Riemersma got the idea to have a chili cook-off from his own days as a graduate student at the University of Wisconsin-Madison. After coming to GVSU to teach, Riemersma brought the chili contest with him. Though the geology department is relatively small, he said he thinks it’s important for the students and faculty to spend more time together out of the classroom.

“All the geology students have this thing that brings them together,” Riemersma said. “No one else has this cool departmental thing. It makes them feel special because their department has this. It creates an atmosphere where the students feel special or valued. It’s worth putting something like this on because we like our students. We want to spend time with our students not just in the classroom lecturing; we want to spend time eating with them, talking with them about whatever. It’s one of the things that contribute to the atmosphere and relationships. I’m a big believer that lots of little things add up to make a big difference.”

For Riemersma, a department that has good relationships with its students is exactly what GVSU stresses.

“That’s part of what Grand Valley’s trying to be,” he said. “We want to have those sorts of atmospheres where students feel valued, where they feel they can approach their professors and faculty, and this sort of event encourages that. It helps that develop.”

Though the event is simply a chance to mingle and eat a wide variety of chili, Riemersma thinks the outcome reaches much further than a full stomach.

“Oftentimes, there’s the academics – classes and tests – but there’s a lot of value with having interactions with faculty and students outside of the normal classroom setting,” he said. “It’s eating and talking about food, trying different things. There’s uncertainty and risk – some of these chilies are really hot – so it’s an exciting thing to share communally.

“One of the important things is just doing something different than just normal classes. After a student hangs out with all their professors, maybe they’ll be less hesitant to visit that professor and talk to them during their office hours because they just ate chili with them and talked about a certain chili. Those sorts of informal interactions can have some long term influences.”

The winners of each category receive a trophy in the shape of a chili pepper created by another geology professor.

Last year’s winner in the “most popular” category was a student, but much younger than the average geology student.

“My son, who I dragged to these before he started school, actually submitted a recipe last year, the first meal he ever made himself,” Riemersma said. “I made him do everything. He had to fry the meat, get splattered with the grease, and his, by a narrow margin, won most popular, best overall. He was 10, so he was pretty excited about that.”
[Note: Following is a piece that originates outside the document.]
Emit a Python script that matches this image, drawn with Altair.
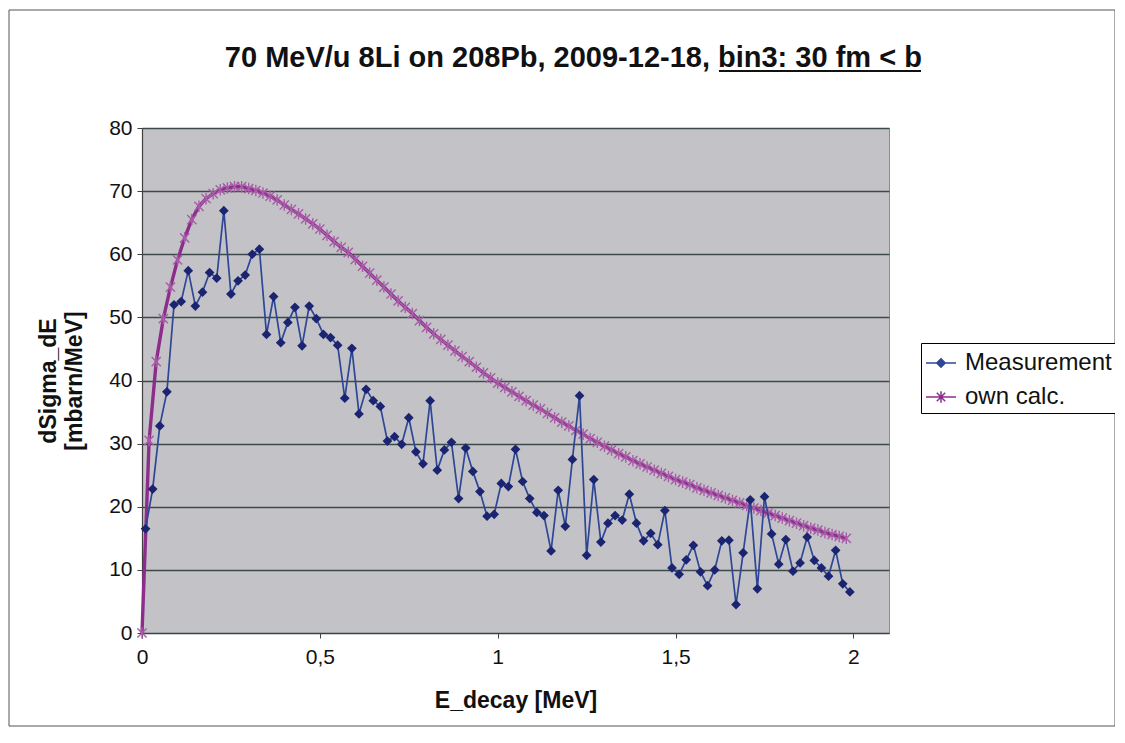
import pandas as pd
import altair as alt

# E_decay bin centres of the measurement (MeV)
meas_E = [0.01, 0.03, 0.05, 0.07, 0.09, 0.11, 0.13, 0.15, 0.17, 0.19,
          0.21, 0.23, 0.25, 0.27, 0.29, 0.31, 0.33, 0.35, 0.37, 0.39,
          0.41, 0.43, 0.45, 0.47, 0.49, 0.51, 0.53, 0.55, 0.57, 0.59,
          0.61, 0.63, 0.65, 0.67, 0.69, 0.71, 0.73, 0.75, 0.77, 0.79,
          0.81, 0.83, 0.85, 0.87, 0.89, 0.91, 0.93, 0.95, 0.97, 0.99,
          1.01, 1.03, 1.05, 1.07, 1.09, 1.11, 1.13, 1.15, 1.17, 1.19,
          1.21, 1.23, 1.25, 1.27, 1.29, 1.31, 1.33, 1.35, 1.37, 1.39,
          1.41, 1.43, 1.45, 1.47, 1.49, 1.51, 1.53, 1.55, 1.57, 1.59,
          1.61, 1.63, 1.65, 1.67, 1.69, 1.71, 1.73, 1.75, 1.77, 1.79,
          1.81, 1.83, 1.85, 1.87, 1.89, 1.91, 1.93, 1.95, 1.97, 1.99]
meas_vals = [16.5, 22.8, 32.8, 38.2, 52.0, 52.5, 57.4, 51.8, 54.0, 57.1,
             56.2, 66.9, 53.7, 55.8, 56.7, 60.0, 60.8, 47.3, 53.3, 46.0,
             49.2, 51.6, 45.5, 51.8, 49.8, 47.3, 46.8, 45.6, 37.2, 45.1,
             34.7, 38.6, 36.8, 35.9, 30.4, 31.1, 29.9, 34.1, 28.7, 26.8,
             36.8, 25.8, 29.0, 30.2, 21.3, 29.3, 25.6, 22.4, 18.5, 18.8,
             23.7, 23.2, 29.1, 24.0, 21.3, 19.1, 18.6, 13.0, 22.6, 16.9,
             27.5, 37.6, 12.3, 24.3, 14.4, 17.4, 18.6, 17.9, 22.0, 17.4,
             14.6, 15.8, 14.0, 19.4, 10.3, 9.3, 11.6, 13.9, 9.7, 7.5,
             10.0, 14.6, 14.7, 4.5, 12.7, 21.1, 7.0, 21.6, 15.7, 10.9,
             14.8, 9.8, 11.1, 15.2, 11.5, 10.3, 9.0, 13.1, 7.8, 6.5]

# own calculation
calc_E = [0.00, 0.02, 0.04, 0.06, 0.08, 0.10, 0.12, 0.14, 0.16, 0.18,
          0.20, 0.22, 0.24, 0.26, 0.28, 0.30, 0.32, 0.34, 0.36, 0.38,
          0.40, 0.42, 0.44, 0.46, 0.48, 0.50, 0.52, 0.54, 0.56, 0.58,
          0.60, 0.62, 0.64, 0.66, 0.68, 0.70, 0.72, 0.74, 0.76, 0.78,
          0.80, 0.82, 0.84, 0.86, 0.88, 0.90, 0.92, 0.94, 0.96, 0.98,
          1.00, 1.02, 1.04, 1.06, 1.08, 1.10, 1.12, 1.14, 1.16, 1.18,
          1.20, 1.22, 1.24, 1.26, 1.28, 1.30, 1.32, 1.34, 1.36, 1.38,
          1.40, 1.42, 1.44, 1.46, 1.48, 1.50, 1.52, 1.54, 1.56, 1.58,
          1.60, 1.62, 1.64, 1.66, 1.68, 1.70, 1.72, 1.74, 1.76, 1.78,
          1.80, 1.82, 1.84, 1.86, 1.88, 1.90, 1.92, 1.94, 1.96, 1.98]
calc_vals = [0.0, 30.5, 43.0, 49.8, 54.8, 59.1, 62.6, 65.5, 67.6, 68.8,
             69.6, 70.2, 70.5, 70.7, 70.7, 70.4, 70.1, 69.7, 69.2, 68.6,
             67.8, 67.1, 66.4, 65.6, 64.8, 64.0, 63.0, 62.0, 61.1, 60.3,
             59.2, 58.1, 57.0, 55.9, 54.8, 53.7, 52.6, 51.6, 50.6, 49.5,
             48.4, 47.4, 46.5, 45.6, 44.7, 43.8, 43.0, 42.1, 41.2, 40.4,
             39.6, 38.9, 38.2, 37.5, 36.8, 36.1, 35.5, 34.8, 34.1, 33.4,
             32.8, 32.1, 31.5, 30.8, 30.2, 29.6, 29.0, 28.4, 27.9, 27.3,
             26.8, 26.3, 25.8, 25.3, 24.8, 24.3, 23.9, 23.5, 23.0, 22.6,
             22.2, 21.8, 21.4, 21.0, 20.6, 20.2, 19.8, 19.4, 19.0, 18.6,
             18.2, 17.8, 17.4, 17.0, 16.6, 16.3, 15.9, 15.6, 15.3, 15.0]

series_names = ["Measurement", "own calc."]
x_ticks = [0, 0.5, 1, 1.5, 2]
y_ticks = [0, 10, 20, 30, 40, 50, 60, 70, 80]
title_main = "70 MeV/u 8Li on 208Pb, 2009-12-18,"
title_under = "bin3: 30 fm < b"

FONT = "Liberation Sans"
NAVY = "#1B2470"
NAVY_LINE = "#2E4696"
PURPLE = "#8E2C8C"
PURPLE_STAR = "#A85CA8"

STAR = "M-1,-1L1,1M-1,1L1,-1M0,-1.25L0,1.25"
# legend symbols: a line segment with the series marker on it
LEG_MEAS = "M-1,0L1,0M0,-0.28L0.28,0L0,0.28L-0.28,0Z M0,-0.14L0.14,0L0,0.14L-0.14,0Z"
LEG_CALC = "M-1,0L1,0M-0.28,-0.28L0.28,0.28M-0.28,0.28L0.28,-0.28M0,-0.38L0,0.38"

meas_df = pd.DataFrame({"E": meas_E, "v": meas_vals, "series": series_names[0]})
calc_df = pd.DataFrame({"E": calc_E, "v": calc_vals, "series": series_names[1]})
leg_df = pd.DataFrame({"series": series_names})

x_enc = alt.X("E:Q", scale=alt.Scale(domain=[0, 2.1], nice=False),
              axis=alt.Axis(values=x_ticks, title="E_decay [MeV]",
                            labelExpr="replace(toString(datum.value), '.', ',')",
                            labelFlush=False, grid=False, labelPadding=8, titlePadding=22))
y_enc = alt.Y("v:Q", scale=alt.Scale(domain=[0, 80], nice=False),
              axis=alt.Axis(values=y_ticks, title=["dSigma_dE", "[mbarn/MeV]"],
                            grid=True, labelPadding=5, titlePadding=22,
                            titleLineHeight=26))

legend = alt.Legend(
    title=None, orient="none", legendX=779, legendY=215,
    strokeColor="#000000", fillColor="#ffffff", padding=4,
    labelFont=FONT, labelFontSize=24, labelColor="#111111", labelLimit=300,
    symbolSize=900, rowPadding=6, labelOffset=8,
)

line_color = alt.Color("series:N",
                       scale=alt.Scale(domain=series_names, range=[NAVY_LINE, PURPLE]),
                       legend=legend)

calc_line = alt.Chart(calc_df).mark_line(strokeWidth=3.4).encode(x=x_enc, y=y_enc, color=line_color)
calc_pts = alt.Chart(calc_df).mark_point(shape=STAR, filled=False, size=85,
                                         strokeWidth=1.4, color=PURPLE_STAR, opacity=1
                                         ).encode(x="E:Q", y="v:Q")
meas_line = alt.Chart(meas_df).mark_line(strokeWidth=1.7).encode(x=x_enc, y=y_enc, color=line_color)
meas_pts = alt.Chart(meas_df).mark_point(shape="diamond", filled=True, size=95,
                                         color=NAVY, opacity=1).encode(x="E:Q", y="v:Q")

# clipped, off-canvas points: they only give the legend its marker shapes
leg_pts = alt.Chart(leg_df).mark_point(filled=False, clip=True, strokeWidth=2.4, opacity=1).encode(
    x=alt.value(-2000), y=alt.value(-2000),
    color=line_color,
    shape=alt.Shape("series:N", scale=alt.Scale(domain=series_names, range=[LEG_MEAS, LEG_CALC]),
                    legend=legend),
)

# title in two parts, the second one underlined
one = pd.DataFrame({"k": [0]})
t1 = alt.Chart(one).mark_text(text=title_main, font=FONT, fontSize=29, fontWeight="bold",
                              align="right", baseline="alphabetic", color="#111111"
                              ).encode(x=alt.value(568), y=alt.value(-61))
t2 = alt.Chart(one).mark_text(text=title_under, font=FONT, fontSize=29, fontWeight="bold",
                              align="left", baseline="alphabetic", color="#111111"
                              ).encode(x=alt.value(576), y=alt.value(-61))
under = alt.Chart(one).mark_rule(strokeWidth=2.2, color="#111111").encode(
    x=alt.value(577), x2=alt.value(779), y=alt.value(-57))
frame = alt.Chart(one).mark_rect(fill=None, stroke="#555555", strokeWidth=1).encode(
    x=alt.value(-133), x2=alt.value(973), y=alt.value(-118), y2=alt.value(598))

chart = alt.layer(frame, calc_line, calc_pts, meas_line, meas_pts, leg_pts, t1, t2, under).properties(
    width=747, height=505, autosize="none",
    padding={"left": 134, "top": 120, "right": 226, "bottom": 100},
    background="#ffffff",
).configure_view(
    fill="#C3C3C7", stroke="#8a8a8a", strokeWidth=1
).configure_axis(
    labelFont=FONT, labelFontSize=21, labelColor="#111111",
    titleFont=FONT, titleFontSize=23, titleFontWeight="bold", titleColor="#111111",
    domainColor="#404040", domainWidth=1.2, tickColor="#404040", tickSize=5,
    gridColor="#3D4A4A", gridWidth=1.4, gridOpacity=1,
)

chart.save("out.html", embed_options={"renderer": "svg", "actions": False})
Since the geology department has been hosting this event for a decade, there have been some well-loved recipes.

“I’ve been getting recipes for the more popular ones and sharing them with everyone that comes,” Riemersma said. “We’ve been doing this for 10 years, so I’m not too far from having a whole cookbook of these great chili recipes.”

For those interested in attending, the tasting will begin at 11:30 a.m. in Padnos 128 and will continue until 12:45 p.m.